Copying Financial Pilots
The most watched aspect of the Shanghai FTZ is financial sector reforms, such as liberalization of the capital account and interest rates, and cross-border settlement of the yuan. Since the zone opened, financial regulators have approved 51 measures regarding financial reforms.
One of the most applauded moves was the May launch of a free-trade account that allows for greater flexibility in cross-border yuan flows. Money transfers between the accounts and those between the accounts and offshore or non-resident accounts – opened with a bank in China by overseas entities and individuals – are not subject to the restrictions on cross-border fund flows. By the end of October, 10 Chinese commercial banks joined the pilot and around 7,000 accounts had been opened.
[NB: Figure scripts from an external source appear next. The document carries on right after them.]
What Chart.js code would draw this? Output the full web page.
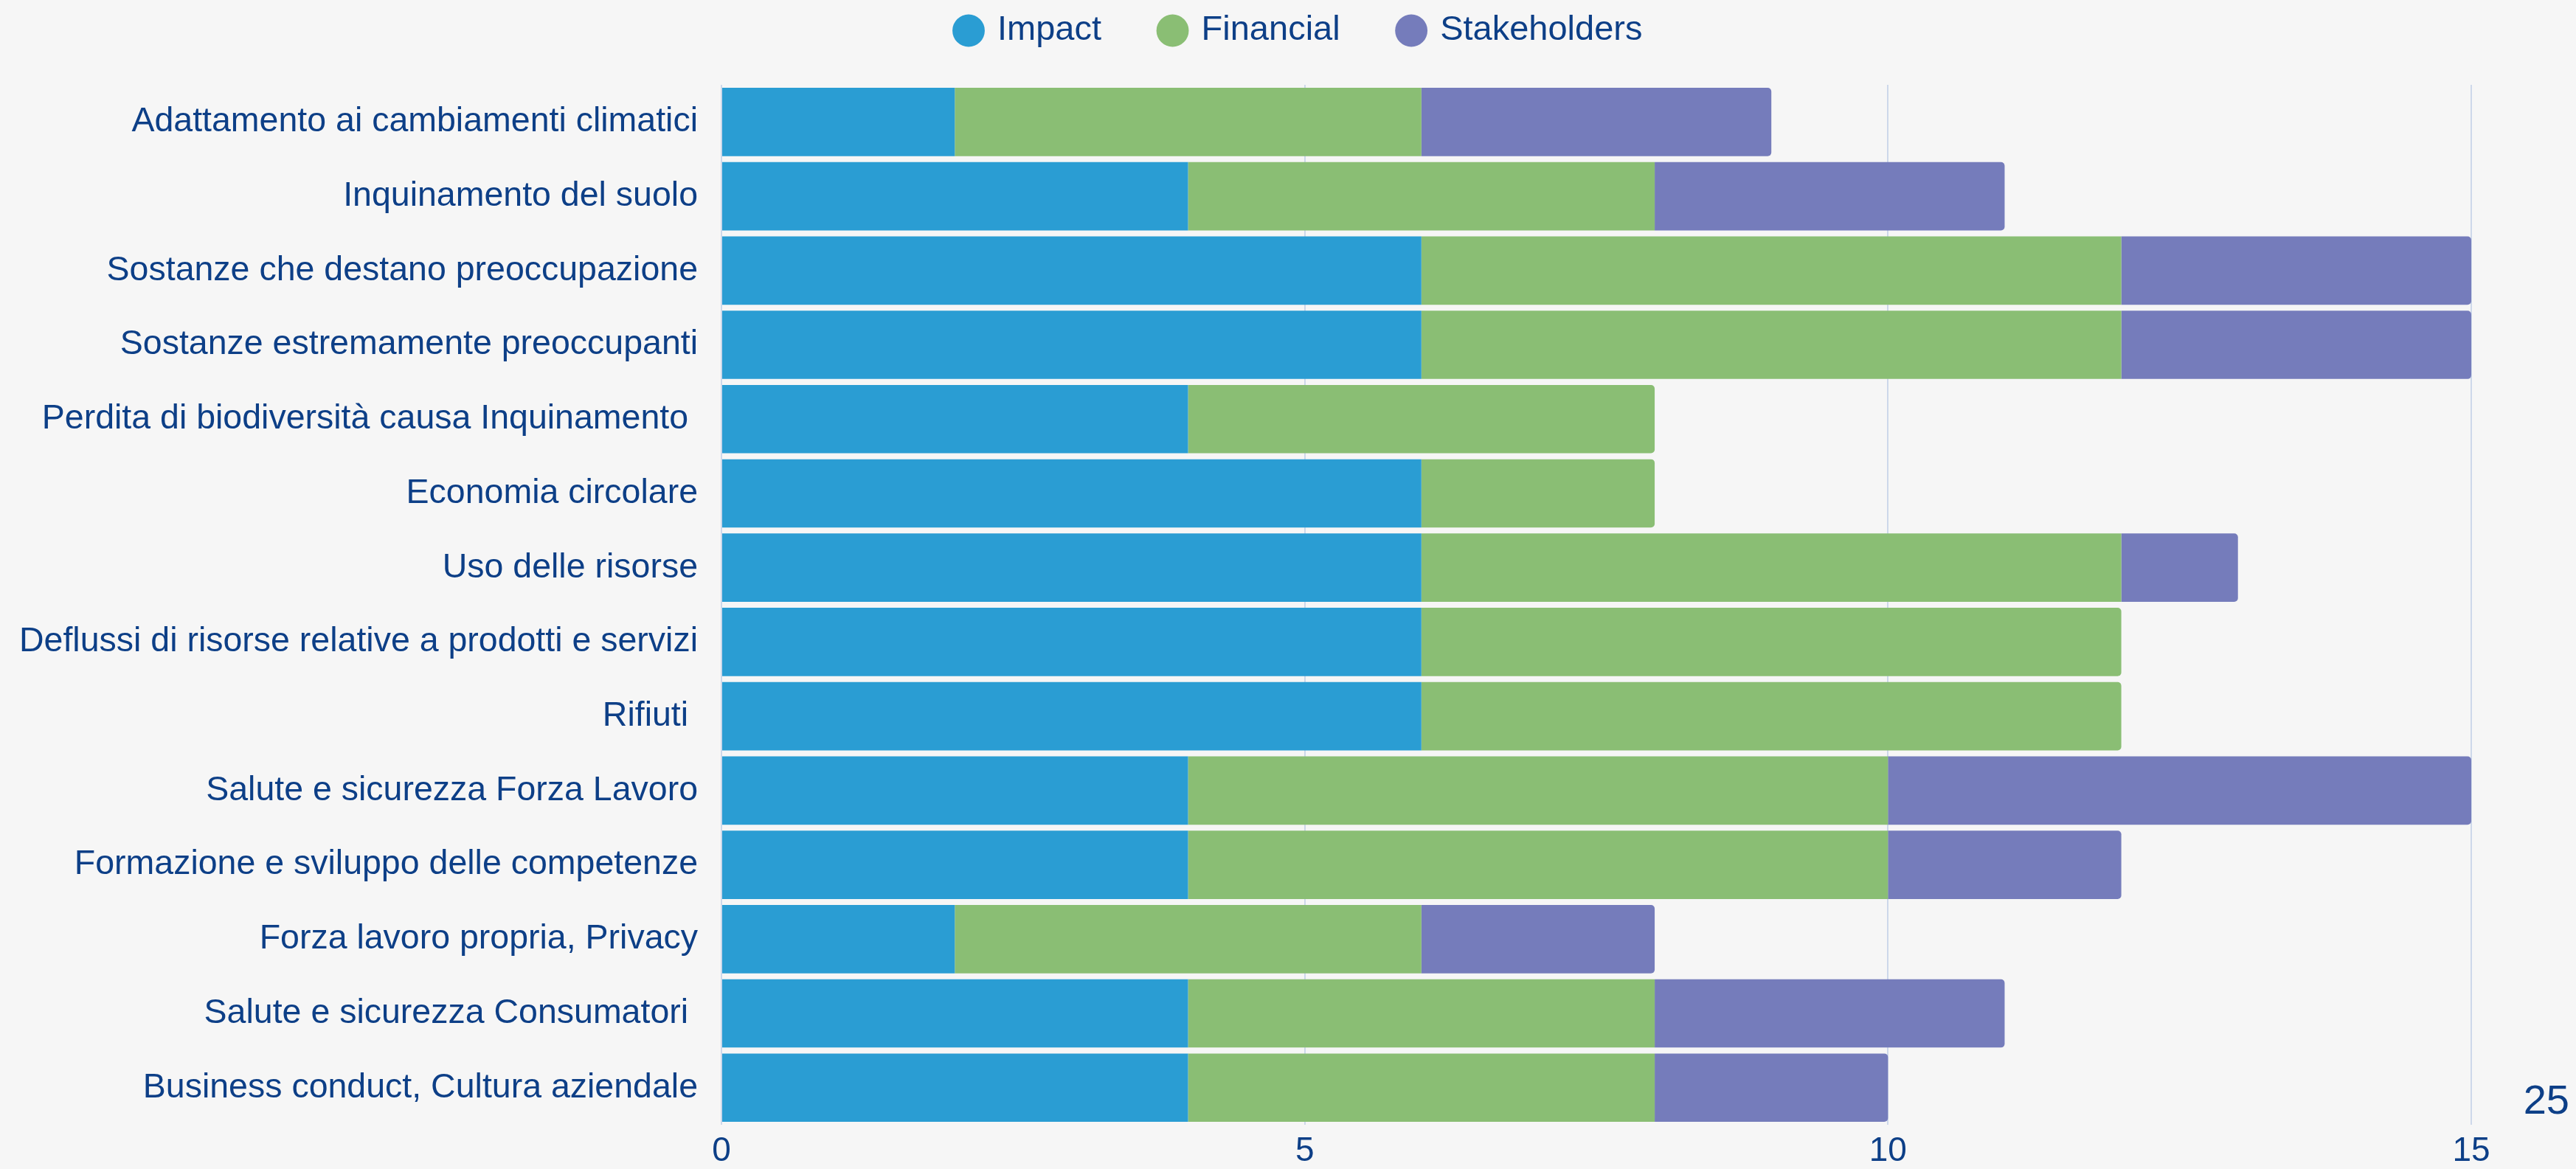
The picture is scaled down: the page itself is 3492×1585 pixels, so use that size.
<!DOCTYPE html>
<html>
<head>
<meta charset="utf-8">
<script src="https://cdn.jsdelivr.net/npm/chart.js@4.4.1/dist/chart.umd.min.js"></script>
<style>
  html, body { margin: 0; padding: 0; background: #f6f6f6; }
  #wrap { position: relative; width: 3492px; height: 1585px; }
  #page { position: absolute; right: 9px; top: 1463px; font: 56px "Liberation Sans", Arial, sans-serif; line-height: 1; color: #0d3f87; }
</style>
</head>
<body>
<div id="wrap">
  <canvas id="chart" width="3492" height="1585"></canvas>
  <div id="page">25</div>
</div>
<script>
const categories = [
  'Adattamento ai cambiamenti climatici',
  'Inquinamento del suolo',
  'Sostanze che destano preoccupazione',
  'Sostanze estremamente preoccupanti',
  'Perdita di biodiversità causa Inquinamento ',
  'Economia circolare',
  'Uso delle risorse',
  'Deflussi di risorse relative a prodotti e servizi',
  'Rifiuti ',
  'Salute e sicurezza Forza Lavoro',
  'Formazione e sviluppo delle competenze',
  'Forza lavoro propria, Privacy',
  'Salute e sicurezza Consumatori ',
  'Business conduct, Cultura aziendale'
];
const impact       = [2, 4, 6, 6, 4, 6, 6, 6, 6, 4, 4, 2, 4, 4];
const financial    = [4, 4, 6, 6, 4, 2, 6, 6, 6, 6, 6, 4, 4, 4];
const stakeholders = [3, 3, 3, 3, 0, 0, 1, 0, 0, 5, 2, 2, 3, 2];
const xTicks = [0, 5, 10, 15];

const textColor = '#0d3f87';
const fontFamily = '"Liberation Sans", Arial, sans-serif';

// legend: fixed height; items drawn higher and centred over the plot
const legendSpacing = {
  id: 'legendSpacing',
  beforeInit(chart) {
    const lg = chart.legend;
    const fit = lg.fit;
    lg.fit = function () { fit.call(lg); this.height = 115; };
    const draw = lg.draw;
    lg.draw = function () {
      const { top, left, right } = lg;
      lg.top = top - 63;
      lg.left = left + 87;
      lg.right = right + 87;
      draw.call(lg);
      lg.top = top; lg.left = left; lg.right = right;
    };
  }
};

new Chart(document.getElementById('chart').getContext('2d'), {
  type: 'bar',
  data: {
    labels: categories,
    datasets: [
      { label: 'Impact', data: impact, backgroundColor: '#2a9dd3' },
      { label: 'Financial', data: financial, backgroundColor: '#8abe74' },
      { label: 'Stakeholders', data: stakeholders, backgroundColor: '#757cbb' }
    ]
  },
  options: {
    responsive: false,
    animation: false,
    indexAxis: 'y',
    layout: { padding: { left: 0, right: 142, top: 0, bottom: 0 } },
    datasets: { bar: { barPercentage: 0.92, categoryPercentage: 1, borderRadius: 5 } },
    plugins: {
      legend: {
        position: 'top',
        labels: {
          usePointStyle: true, pointStyle: 'circle', boxWidth: 31, boxHeight: 31,
          padding: 81, color: textColor, font: { size: 47, family: fontFamily }
        }
      },
      tooltip: { enabled: false }
    },
    scales: {
      x: {
        stacked: true, min: 0, max: 15,
        afterBuildTicks: s => { s.ticks = xTicks.map(v => ({ value: v })); },
        ticks: { padding: 9, color: textColor, font: { size: 46, family: fontFamily } },
        grid: { color: '#cdd8ea', lineWidth: 2, drawTicks: false },
        border: { display: false },
        afterFit: s => { s.height = 56; }
      },
      y: {
        stacked: true,
        ticks: { padding: 32, color: textColor, font: { size: 46.5, family: fontFamily } },
        grid: { display: false, drawTicks: false },
        border: { display: false },
        afterFit: s => { s.width = 978; }
      }
    }
  },
  plugins: [legendSpacing]
});
</script>
</body>
</html>
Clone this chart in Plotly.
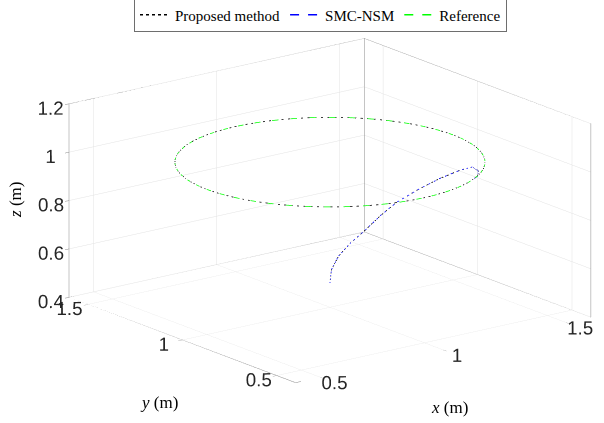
import plotly.graph_objects as go

# ---- data (m) ----
# reference circle, angles 0..360 deg in 5 deg steps
REF_X = [1.5000, 1.4981, 1.4924, 1.4830, 1.4698, 1.4532, 1.4330, 1.4096, 1.3830, 1.3536,
         1.3214, 1.2868, 1.2500, 1.2113, 1.1710, 1.1294, 1.0868, 1.0436, 1.0000, 0.9564,
         0.9132, 0.8706, 0.8290, 0.7887, 0.7500, 0.7132, 0.6786, 0.6464, 0.6170, 0.5904,
         0.5670, 0.5468, 0.5302, 0.5170, 0.5076, 0.5019, 0.5000, 0.5019, 0.5076, 0.5170,
         0.5302, 0.5468, 0.5670, 0.5904, 0.6170, 0.6464, 0.6786, 0.7132, 0.7500, 0.7887,
         0.8290, 0.8706, 0.9132, 0.9564, 1.0000, 1.0436, 1.0868, 1.1294, 1.1710, 1.2113,
         1.2500, 1.2868, 1.3214, 1.3536, 1.3830, 1.4096, 1.4330, 1.4532, 1.4698, 1.4830,
         1.4924, 1.4981, 1.5000]
REF_Y = [1.0000, 1.0436, 1.0868, 1.1294, 1.1710, 1.2113, 1.2500, 1.2868, 1.3214, 1.3536,
         1.3830, 1.4096, 1.4330, 1.4532, 1.4698, 1.4830, 1.4924, 1.4981, 1.5000, 1.4981,
         1.4924, 1.4830, 1.4698, 1.4532, 1.4330, 1.4096, 1.3830, 1.3536, 1.3214, 1.2868,
         1.2500, 1.2113, 1.1710, 1.1294, 1.0868, 1.0436, 1.0000, 0.9564, 0.9132, 0.8706,
         0.8290, 0.7887, 0.7500, 0.7132, 0.6786, 0.6464, 0.6170, 0.5904, 0.5670, 0.5468,
         0.5302, 0.5170, 0.5076, 0.5019, 0.5000, 0.5019, 0.5076, 0.5170, 0.5302, 0.5468,
         0.5670, 0.5904, 0.6170, 0.6464, 0.6786, 0.7132, 0.7500, 0.7887, 0.8290, 0.8706,
         0.9132, 0.9564, 1.0000]
REF_Z = [1.0] * len(REF_X)

# transient part of the tracked trajectories (before joining the circle)
APP_X = [1.000, 0.997, 1.007, 1.029, 1.075, 1.128, 1.192, 1.271, 1.337, 1.394, 1.405, 1.362, 1.297]
APP_Y = [1.000, 0.988, 0.964, 0.929, 0.909, 0.899, 0.898, 0.885, 0.855, 0.823, 0.774, 0.686, 0.605]
APP_Z = [0.500, 0.560, 0.620, 0.680, 0.730, 0.780, 0.820, 0.860, 0.900, 0.930, 0.955, 0.975, 0.990]

# after convergence the proposed trajectory follows the reference circle (clockwise from 300 deg)
JOIN = 60
ORDER = list(range(JOIN, -1, -1)) + list(range(len(REF_X) - 2, JOIN - 1, -1))

PROP_X = APP_X + [REF_X[i] for i in ORDER]
PROP_Y = APP_Y + [REF_Y[i] for i in ORDER]
PROP_Z = APP_Z + [REF_Z[i] for i in ORDER]
# SMC-NSM: visible part (its circle part lies under the other two curves)
SMC_X = APP_X + [REF_X[JOIN]]
SMC_Y = APP_Y + [REF_Y[JOIN]]
SMC_Z = APP_Z + [REF_Z[JOIN]]

XR = [0.4, 1.6]
YR = [0.4, 1.6]
ZR = [0.4, 1.2]
XT = [0.5, 1.0, 1.5]
YT = [0.5, 1.0, 1.5]
ZT = [0.4, 0.6, 0.8, 1.0, 1.2]
XTL = ['0.5', '1', '1.5']
YTL = ['0.5', '1', '1.5']
ZTL = ['0.4', '0.6', '0.8', '1', '1.2']

fig = go.Figure()
fig.add_trace(go.Scatter3d(x=PROP_X, y=PROP_Y, z=PROP_Z, mode='lines', name='Proposed method',
                           line=dict(color='#000000', width=1.5, dash='dot')))
fig.add_trace(go.Scatter3d(x=SMC_X, y=SMC_Y, z=SMC_Z, mode='lines', name='SMC-NSM',
                           line=dict(color='#0000ff', width=1.5, dash='dash')))
fig.add_trace(go.Scatter3d(x=REF_X, y=REF_Y, z=REF_Z, mode='lines', name='Reference',
                           line=dict(color='#00ff00', width=1.5, dash='dash')))

# back edges of the axes box (from the axis limits)
x0, x1 = XR
y0, y1 = YR
z0, z1 = ZR
bx = [x0, x1, x1, x0, x0, None, x0, x0, x1, x1, x1, None, x1, x1]
by = [y0, y0, y1, y1, y0, None, y1, y1, y1, y0, y0, None, y1, y1]
bz = [z0, z0, z0, z0, z0, None, z0, z1, z1, z1, z0, None, z0, z1]
fig.add_trace(go.Scatter3d(x=bx, y=by, z=bz, mode='lines', showlegend=False, hoverinfo='skip',
                           line=dict(color='#8a8a8a', width=1)))

tickfont = dict(family='Liberation Sans', size=15, color='#262626')


def ax(rng, tv, tt):
    return dict(range=rng, autorange=False, tickvals=tv, ticktext=tt, showgrid=True,
                gridcolor='#e3e3e3', gridwidth=1, showline=False, showbackground=False,
                ticks='outside', ticklen=5, tickcolor='#8a8a8a', tickfont=tickfont,
                tickangle=0,
                title=dict(text=''), zeroline=False, showspikes=False)


S = 1.76
k = 2.0
DIR = (-0.5828, -0.7595, 0.2890)
CEN = (-0.1057, 0.0793, -0.0045)
labfont = dict(family='Liberation Serif', size=17, color='#000000')
fig.update_layout(
    width=604, height=423,
    margin=dict(l=0, r=0, t=0, b=0, autoexpand=False),
    paper_bgcolor='white',
    scene=dict(
        domain=dict(x=[0.0, 1.0], y=[0.0, 1.0]),
        xaxis=ax(XR, XT, XTL),
        yaxis=ax(YR, YT, YTL),
        zaxis=ax(ZR, ZT, ZTL),
        aspectmode='manual',
        aspectratio=dict(x=S, y=S, z=0.543 * S),
        camera=dict(eye=dict(x=CEN[0] + DIR[0] * k, y=CEN[1] + DIR[1] * k, z=CEN[2] + DIR[2] * k),
                    center=dict(x=CEN[0], y=CEN[1], z=CEN[2]), up=dict(x=0, y=0, z=1),
                    projection=dict(type='orthographic')),
        bgcolor='white',
    ),
    legend=dict(orientation='h', x=320.5 / 604, xanchor='center', y=1.006, yanchor='top',
                bordercolor='#6e6e6e', borderwidth=1, bgcolor='white',
                font=dict(family='Liberation Serif', size=15, color='#000000'),
                itemwidth=30, tracegroupgap=0),
    annotations=[
        dict(text='<i>z</i> (m)', x=15 / 604, y=1 - 200 / 423, xref='paper', yref='paper',
             xanchor='center', yanchor='middle', showarrow=False, textangle=-90, font=labfont),
        dict(text='<i>y</i> (m)', x=159 / 604, y=1 - 402 / 423, xref='paper', yref='paper',
             xanchor='center', yanchor='middle', showarrow=False, font=labfont),
        dict(text='<i>x</i> (m)', x=449 / 604, y=1 - 407 / 423, xref='paper', yref='paper',
             xanchor='center', yanchor='middle', showarrow=False, font=labfont),
    ],
)

fig.write_html('out.html', config={'displayModeBar': False},
               post_script="document.body.style.margin='0px';document.body.style.padding='0px';")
Many experts say the steps taken by the Shanghai FTZ have fallen short of expectations. Some measures implemented in the Shanghai FTZ have brought on little changes, a senior executive of a financial company in Guangdong said.
Cheng Bo, the secretary general of the Free Trade Zone Research Center at Shanghai University of Finance and Economics, said companies must meet many requirements to be part of the experimental reforms. Most of the qualified companies have operated in the bonded area for many years and have little demand for capital. Meanwhile, new entrants with greater demand for funding fail to meet the requirements.
"The Shanghai FTZ has tackled some issues (in financial reform), but not the fundamental ones," Cheng said. The FTZ should assess its measures and work closer with central government agencies to further deepen and expand the reforms.
Zhang Xin, deputy director of the central bank's branch in Shanghai, said at a September 28 ceremony marking the anniversary of the FTZ's opening that the capital account liberalization pilot would serve as a test for nationwide reform. The free-trade account program will be a starting point for the overall liberalization of the capital account.
However, a source close to the Guangdong's commercial department said the experiment to push capital account liberalization in Shanghai will not be expanded soon.
Ji, from PricewaterhouseCoopers, said it would take a lot time to improve the regulation and the free-trade account system, and assess the performance of reforms. In addition, time was needed to work out sufficient supervision before measures could be expanded.
The Shanghai FTZ is also backed by Beijing's ambition to develop the city into an international financial hub, and Ji said this means the zone will continue to serve as testing ground for overall and systemic reforms of the financial sector.